With an estimated 400 people participating, a rabbi and an Israeli park administrator opened a new chapter in history by repairing the 2,000-year-old break in the chain between the Jews of modern Israel and those who once lived atop the wind-swept mountain fortress of Masada.

Rabbi Shimon Elharar, director of Chabad-Lubavitch of the Dead Sea, presided over the Dec. 17 lighting of a giant Chanukah menorah in what archaeologists believe was the palace of King Herod on the western face of the desert fortress. Standing with him was Eitan Campbell, director of Masada National Park, who according to Elharar, has been the driving force behind bringing Jewish ritual back to a place the Romans ransacked millennia ago.

A veritable “Who’s Who” of Israeli naturalists joined in, including Ezra Sasson, director of the Northern Negev Nature and Parks Authority; Danny Wolf, the deputy director of the Masada park; and archaeologist Jackie Elmakias; along with Rabbi Yehuda Elharar, director of Chabad of Emanuel.

But just before kindling the menorah, Shimon Elharar led attendees into an ancient synagogue at the site, where a ritual scribe began the work of writing a new Torah scroll, a first for the site for thousands of years.

“The holiday of Chanukah, and the act of bringing a Torah scroll to the mountain of Masada are both symbols of light,” the rabbi told the crowd. “Torah enables a Jew to triumph in the battle of spirit over materialism, in a manner similar to the victory of the Maccabees in their battle with the Syrian-Greeks.

“Just as the light of a Chanukah candle lights a person’s way,” he added, “so too will this new Torah light the way for the entire world.”

Elmakias – who, along with famed archaeologist Yigal Yadin, had uncovered the ancient synagogue and fragments of two of its Torah scrolls in the 1960s – wrote a letter in the new scroll, as Rabbi Shai David Avramovitch, the scribe, assisted.

Workers install a climate control system in Masada’s synagogue in preparation for the arrival of a ritual scribe who will prepare a new Torah scroll in the ancient space.
Workers install a climate control system in Masada’s synagogue in preparation for the arrival of a ritual scribe who will prepare a new Torah scroll in the ancient space.

Daily Ritual

Crews prepared the synagogue earlier this month by installing a special climate control system, a table for the scribe and a secure storage area for his supplies and the progressing scroll.

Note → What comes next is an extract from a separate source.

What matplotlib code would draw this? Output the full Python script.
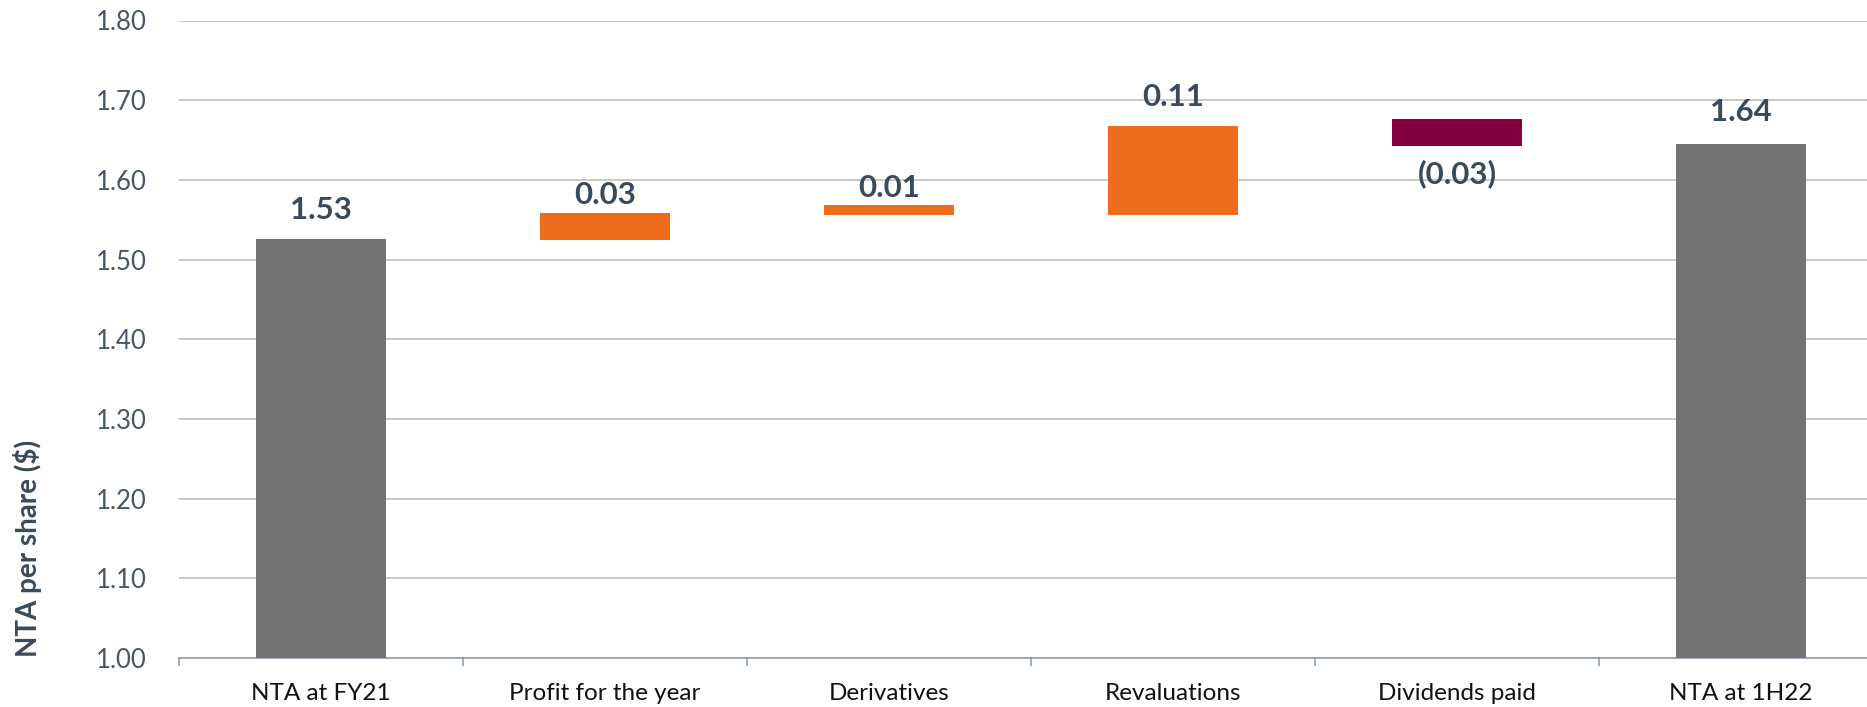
import matplotlib
matplotlib.use('Agg')
import matplotlib.pyplot as plt
from matplotlib.ticker import MultipleLocator, FixedLocator

plt.rcParams['font.family'] = ['Lato', 'DejaVu Sans']

# dados
categorias = ['NTA at FY21', 'Profit for the year', 'Derivatives', 'Revaluations',
              'Dividends paid', 'NTA at 1H22']
base_barras = [1.00, 1.524, 1.556, 1.556, 1.642, 1.00]
topo_barras = [1.526, 1.558, 1.568, 1.667, 1.677, 1.645]
rotulos = ['1.53', '0.03', '0.01', '0.11', '(0.03)', '1.64']

cores = ['#737373', '#EE6C1B', '#EE6C1B', '#EE6C1B', '#7F003C', '#737373']
# deslocamento do rótulo em pixels (positivo = acima do topo, negativo = abaixo da base)
desloc = [29, 18, 17, 29, -27, 32]

cor_texto = '#3B4A5A'

fig = plt.figure(figsize=(18.67, 7.07), dpi=100)
ax = fig.add_axes([179/1867, 49/707, 1704/1867, 637.5/707])

alturas = [t - b for t, b in zip(topo_barras, base_barras)]
x = list(range(len(categorias)))
ax.bar(x, alturas, bottom=base_barras, width=0.46, color=cores, zorder=3)

# rótulos de valor
for i in x:
    if desloc[i] >= 0:
        y_ref = topo_barras[i]
    else:
        y_ref = base_barras[i]
    ax.annotate(rotulos[i], (i, y_ref), xytext=(0, desloc[i] * 0.72),
                textcoords='offset points', ha='center', va='center',
                fontsize=22.5, fontweight='bold', color=cor_texto, zorder=4)

ax.set_xlim(-0.5, 5.5)
ax.set_ylim(1.0, 1.8)

# grade horizontal
ax.yaxis.set_major_locator(MultipleLocator(0.1))
ax.yaxis.set_major_formatter(plt.FuncFormatter(lambda v, p: f'{v:.2f}'))
ax.grid(axis='y', color='#BBBBBB', linewidth=1.1, zorder=0)
ax.tick_params(axis='y', length=0, pad=23, labelsize=18.5, labelcolor='#465667')

# eixo x: rótulos no centro, traços nas divisões
ax.set_xticks(x)
ax.set_xticklabels(categorias)
ax.tick_params(axis='x', which='major', length=0, pad=18, labelsize=17.5, labelcolor='#111111')
ax.xaxis.set_minor_locator(FixedLocator([i - 0.5 for i in range(len(categorias) + 1)]))
ax.tick_params(axis='x', which='minor', length=6, width=1.1, color='#8896A5')

for lado in ['top', 'right', 'left']:
    ax.spines[lado].set_visible(False)
ax.spines['bottom'].set_color('#8896A5')
ax.spines['bottom'].set_linewidth(1.1)

fig.text(28/1867, 1 - 548/707, 'NTA per share ($)', rotation=90, ha='center', va='center',
         fontsize=20, fontweight='bold', color=cor_texto)

plt.savefig('out.png', dpi=100)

When Avramovitch, a former resident of the northern city of Safed, heard about the project, he immediately contacted Elharar and, in consultation with the rabbi, decided to move south with his wife and three children.

Each morning, the scribe will rise early, immerse in a ritual bath, and then make the 90 minute drive from Arad to Masada. For the next seven-and-a-half hours, he will painstakingly etch letters into the scroll with a quill, all while tourists file through the ancient synagogue to watch him work through a glass wall.

He’ll keep at it until the Torah is finished.

“His job is not easy,” commented Elharar. “There are at least 800,000 people a year who come through that synagogue, and he will be working in a place designed somewhat like an incubator. It is a little like working in an aquarium.”